While the present disclosure has been described with reference to an exemplary embodiment or embodiments, it will be understood by those skilled in the art that various changes may be made and equivalents may be substituted for elements thereof without departing from the scope of the present disclosure. In addition, many modifications may be made to adapt a particular situation or material to the teachings of the present disclosure without departing from the essential scope thereof. Therefore, it is intended that the present disclosure not be limited to the particular embodiment disclosed as the best mode contemplated for carrying out this present disclosure, but that the present disclosure will include all embodiments falling within the scope of the claims.

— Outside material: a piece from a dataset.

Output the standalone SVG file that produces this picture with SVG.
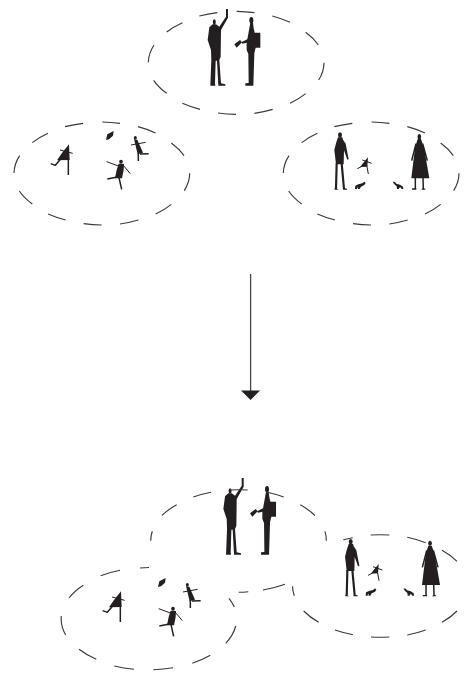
<svg xmlns="http://www.w3.org/2000/svg" xmlns:xlink="http://www.w3.org/1999/xlink" width="464" height="674" viewBox="0 0 464 674">
<style>
.dash{fill:none;stroke:#3c3a3a;stroke-width:1.15;vector-effect:non-scaling-stroke;stroke-linecap:butt}
.sil{fill:#231f20;stroke:none}
.lim{fill:none;stroke:#231f20;stroke-width:4.5;stroke-linecap:butt;stroke-linejoin:round}
.thin{fill:none;stroke:#231f20;stroke-width:3}
.leg{fill:none;stroke:#231f20;stroke-width:6.5}
</style>
<defs>
<path id="ring" class="dash" d="M178 48A264 153 0 0 1 232 38M290 34A264 153 0 0 1 343 38M397 48A264 153 0 0 1 450 67M497 97A264 153 0 0 1 535 135M552 188A264 153 0 0 1 536 240M497 281A264 153 0 0 1 450 310M398 328A264 153 0 0 1 343 340M288 343A264 153 0 0 1 234 339M180 328A264 153 0 0 1 127 310M80 280A264 153 0 0 1 41 241M25 187A264 153 0 0 1 42 135M80 96A264 153 0 0 1 127 68"/>
<g id="couple">
<ellipse class="sil" cx="223" cy="66" rx="4.5" ry="8"/>
<path class="sil" d="M218 73L228 73L238 80L258 50L258 27L264 27L264 53L243 90L242 170L238 180L243 250L256 253L256 257L235 257L231 182L227 182L225 250L226 257L211 257L214 180L213 150L203 120L208 82Z"/>
<ellipse class="sil" cx="334" cy="61" rx="6" ry="10"/>
<path class="sil" d="M331 68L339 68L341 85L344 98L361 98L361 143L347 143L343 160L340 257L316 257L316 250L326 249L325 162L320 150L320 128L307 131L304 127L322 118L326 96Z"/>
<path class="sil" d="M283 133L300 120L306 127L290 143Z"/>
</g>
<g id="kids">
<path class="sil" d="M318 75L322 58L341 48L339 62L327 73Z"/>
<path class="sil" d="M207 88L209 135L171 136L186 114Z"/>
<path class="lim" d="M205 130L205 180M182 132L166 151L152 146"/>
<path class="thin" d="M180 105L218 115"/>
<ellipse class="sil" cx="363" cy="140" rx="5.500" ry="6"/>
<path class="sil" d="M356 146L372 147L371 165L366 190L345 190L350 165Z"/>
<path class="thin" d="M320 140L358 154M369 150L391 176"/>
<path class="lim" d="M352 186L322 192M357 188L365 223"/>
<ellipse class="sil" cx="406" cy="68" rx="4.500" ry="5"/>
<path class="sil" d="M402 72L412 74L429 113L413 118Z"/>
<path class="thin" d="M393 90L437 82"/>
<path class="lim" d="M415 115L415 138M420 117L446 116"/>
</g>
<g id="family">
<ellipse class="sil" cx="195" cy="60" rx="6" ry="8"/>
<path class="sil" d="M189 67L202 67L204 74L212 86L221 133L217 134L207 106L206 148L183 148L178 105L183 85Z"/>
<path class="leg" d="M185 145L183 222M200 145L207 222"/>
<path class="sil" d="M179 219L192 224L179 224ZM204 219L216 221L216 224L204 224Z"/>
<ellipse class="sil" cx="433" cy="65" rx="5.500" ry="8"/>
<path class="sil" d="M428 72L438 72L447 98L463 190L409 190L420 98Z"/>
<path class="lim" d="M423 86L410 137M443 86L457 137M421 188L421 222M444 188L445 222"/>
<path class="sil" d="M411 220L424 220L424 224L411 224ZM443 220L451 221L451 224L439 224Z"/>
<path class="sil" d="M255 156L267 141L279 127L277 155Z"/>
<path class="thin" d="M262 135L290 145M259 155L247 161M275 150L280 177"/>
<path class="sil" d="M240 222L241 212L250 208L262 205L268 200L272 204L268 210L258 215L254 222L248 222L250 217L246 219L246 222Z"/>
<path class="sil" d="M353 200L360 201L364 206L375 209L384 215L385 222L380 222L376 217L372 219L372 222L366 222L365 214L358 208Z"/>
</g>
</defs>
<g id="group-top" transform="translate(140 0) scale(.33333)">
<use xlink:href="#ring" href="#ring"/>
<use xlink:href="#couple" href="#couple"/>
</g>
<g id="group-left" transform="translate(0 115) scale(.33333)">
<use xlink:href="#ring" href="#ring" transform="translate(17 -13)"/>
<use xlink:href="#kids" href="#kids"/>
</g>
<g id="group-right" transform="translate(275 115) scale(.33333)">
<use xlink:href="#ring" href="#ring" transform="translate(0 -13)"/>
<use xlink:href="#family" href="#family"/>
</g>
<g id="connectors">
<line x1="250.6" y1="274" x2="250.6" y2="391" stroke="#4a4748" stroke-width="1.3"/>
<path class="sil" d="M241 390.500L260 390.500L250.600 400Z"/>
</g>
<g id="group-merged">
<g id="merged-figures">
<use xlink:href="#couple" href="#couple" transform="translate(155.700 469) scale(.33333)"/>
<use xlink:href="#kids" href="#kids" transform="translate(52 562) scale(.33333)"/>
<use xlink:href="#family" href="#family" transform="translate(285.700 521.700) scale(.33333)"/>
</g>
<path id="merged-outline" class="dash" d="M193.300 497A88 51 0 0 1 211 492.300M162 515.300A88 51 0 0 1 176.700 504.700M150.700 540.700A88 51 0 0 1 152.300 531.300M248.300 591.700A88 51 0 0 1 238.700 592.300M285 584.300A88 51 0 0 1 263 590M294.300 595.700A88 51 0 0 1 292.500 586.300M325 531.300A88 51 0 0 1 326.300 540.700M300.300 504.700A88 51 0 0 1 315 515.700M266 492A88 51 0 0 1 283.700 497M230.700 490A88 51 0 0 1 247.700 490M343.300 539.700A88 51 0 0 1 352.700 537.700M370.700 535A88 51 0 0 1 389.300 535M407.300 537.300A88 51 0 0 1 425.700 542.700M442 550.300A88 51 0 0 1 457 561.300M457 611A88 51 0 0 1 442 622.300M425.700 630A88 51 0 0 1 407.300 635M389.300 637A88 51 0 0 1 371 637M353 634.700A88 51 0 0 1 335 630M318.700 622.300A88 51 0 0 1 303.700 611M140 568A88 51 0 0 1 149 567.500M100.700 575.700A88 51 0 0 1 120 570.300M69 598A88 51 0 0 1 83.300 585.300M65.700 635A88 51 0 0 1 61.300 616M96.300 659.300A88 51 0 0 1 79 649.300M134 669.300A88 51 0 0 1 114.300 666M173 667.700A88 51 0 0 1 153.300 669.700M210.300 655.300A88 51 0 0 1 192.300 663.300M235.700 626A88 51 0 0 1 225.700 643.300M229 598.300A88 51 0 0 1 234.300 607"/>
</g>
</svg>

The corresponding structures, materials, acts and equivalents of all means or step plus function elements in the claims below are intended to include any structure, material, or act for performing the function in combination with other claimed elements as specifically claimed. The description of the present disclosure has been presented for purposes of illustration and description, but is not intended to be exhaustive or limited to the technical concepts in the form disclosed. Many modifications and variations will be apparent to those of ordinary skill in the art without departing from the scope and spirit of the disclosure. The embodiments were chosen and described in order to best explain the principles of the disclosure and the practical application and to enable others of ordinary skill in the art to understand the disclosure for various embodiments with various modifications as are suited to the particular use contemplated.

While the various embodiments to the disclosure have been described, it will be understood that those skilled in the art, both now and in the future, may make various improvements and enhancements which fall within the scope of the claims which follow. These claims should be construed to maintain the proper protection for the disclosure first described.